Add to that a sometimes-narrator that has fun with the english language, i.e:
‘Brains!’ moaned the beast, its arms flung wide as if in greeting. It writhed, slowly, jerkily, upon its wooden-knob of impalement. Of its impaling. Its impaleness. Of its Impellor.
Of its being impaled. Yes, I think that’s the right one.
…and you’ve got a party. I Am Scrooge is absurdism at its best – the final showdown will have you rolling your eyes, and yet strangely delighted. At least, I know I was delighted. I appreciated how off-the-wall silly this book was, and devoured it in a single sitting. It’s not War and Peace (or even A Christmas Carol) – but then again, it’s not meant to be.
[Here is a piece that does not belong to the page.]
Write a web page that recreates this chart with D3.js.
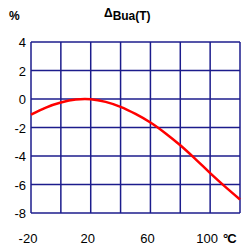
<!DOCTYPE html>
<html>
<head>
<meta charset="utf-8">
<script src="https://cdn.jsdelivr.net/npm/d3@7"></script>
<style>
	body { margin: 0; background: #fff; }
	text { font-family: "Liberation Sans", Arial, sans-serif; fill: #000; }
</style>
</head>
<body>
<svg id="chart" width="242" height="247"></svg>
<script>
(function() {
	// temperature in °C, deviation in %
	const temps = [-20, -10, 0, 10, 20, 30, 40, 50, 60, 70, 80, 90, 100, 110, 120];
	const values = [-1.1, -0.6, -0.25, -0.04, -0.02, -0.2, -0.55, -1.05, -1.65, -2.4, -3.25, -4.2, -5.2, -6.15, -7.05];
	const xGrid = [-20, 0, 20, 40, 60, 80, 100, 120];
	const xLabels = [-20, 20, 60, 100];
	const yTicks = [4, 2, 0, -2, -4, -6, -8];

	let svg = d3.select("#chart");
	let x = d3.scaleLinear().domain([-20, 120]).range([31, 240]);
	let y = d3.scaleLinear().domain([-8, 4]).range([213, 42]);
	let navy = "#1c1c8c";

	// grid
	svg.selectAll(".vline")
		.data(xGrid)
		.enter()
		.append("line")
		.attr("x1", d => x(d)).attr("x2", d => x(d))
		.attr("y1", y(4)).attr("y2", y(-8))
		.attr("stroke", navy)
		.attr("stroke-width", 1.5);

	svg.selectAll(".hline")
		.data(yTicks)
		.enter()
		.append("line")
		.attr("x1", x(-20)).attr("x2", x(120))
		.attr("y1", d => y(d)).attr("y2", d => y(d))
		.attr("stroke", navy)
		.attr("stroke-width", 1.5);

	// y labels
	svg.selectAll(".ylab")
		.data(yTicks)
		.enter()
		.append("text")
		.attr("x", 26)
		.attr("y", d => y(d) + 5)
		.attr("text-anchor", "end")
		.style("font-size", "13px")
		.text(d => d);

	// x labels
	svg.selectAll(".xlab")
		.data(xLabels)
		.enter()
		.append("text")
		.attr("x", d => x(d) - 3)
		.attr("y", 243)
		.attr("text-anchor", "middle")
		.style("font-size", "13px")
		.text(d => d);

	svg.append("text")
		.attr("x", 223)
		.attr("y", 243)
		.style("font-size", "13px")
		.style("font-weight", "bold")
		.style("letter-spacing", "-1px")
		.text("°C");

	// axis unit and title
	svg.append("text")
		.attr("x", 9)
		.attr("y", 20)
		.style("font-size", "12px")
		.style("font-weight", "bold")
		.text("%");

	let title = svg.append("text")
		.attr("x", 104)
		.attr("y", 17)
		.style("font-weight", "bold");
	title.append("tspan").style("font-size", "12px").text("Δ");
	title.append("tspan").attr("dy", 3).style("font-size", "12px").text("Bua(T)");

	// curve
	let line = d3.line()
		.x((d, i) => x(temps[i]))
		.y(d => y(d))
		.curve(d3.curveCatmullRom);

	svg.append("path")
		.datum(values)
		.attr("d", line)
		.attr("fill", "none")
		.attr("stroke", "#ff0000")
		.attr("stroke-width", 2.5);
})();
</script>
</body>
</html>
And for what it is, it rocks. Recommended, if you’re looking for silly, fast, and escapist. With brains.
Rating: 6 – Good
Reading Next: Raiders’ Ransom by Emily Diamand
4 Comments
Carolyn Crane (CJ)
December 14, 2009 at 12:41 pmOkay, both of these sound great! Having just seen a Klingon Christmas Carol last night, I have this new appreciation for how sort of weirdly universal that Dickens tale is. I Am Scrooge apparently takes it even further in what sounds like a really interesting way! I love it. Also, that excerpt from a vampire haiku is strangely beautiful! Where do you guys find this stuff????
Jessica Capelle
December 18, 2009 at 10:23 pmboth sound fantastic! I’m going to have to add them to the list. Can’t beat zombies and vamps!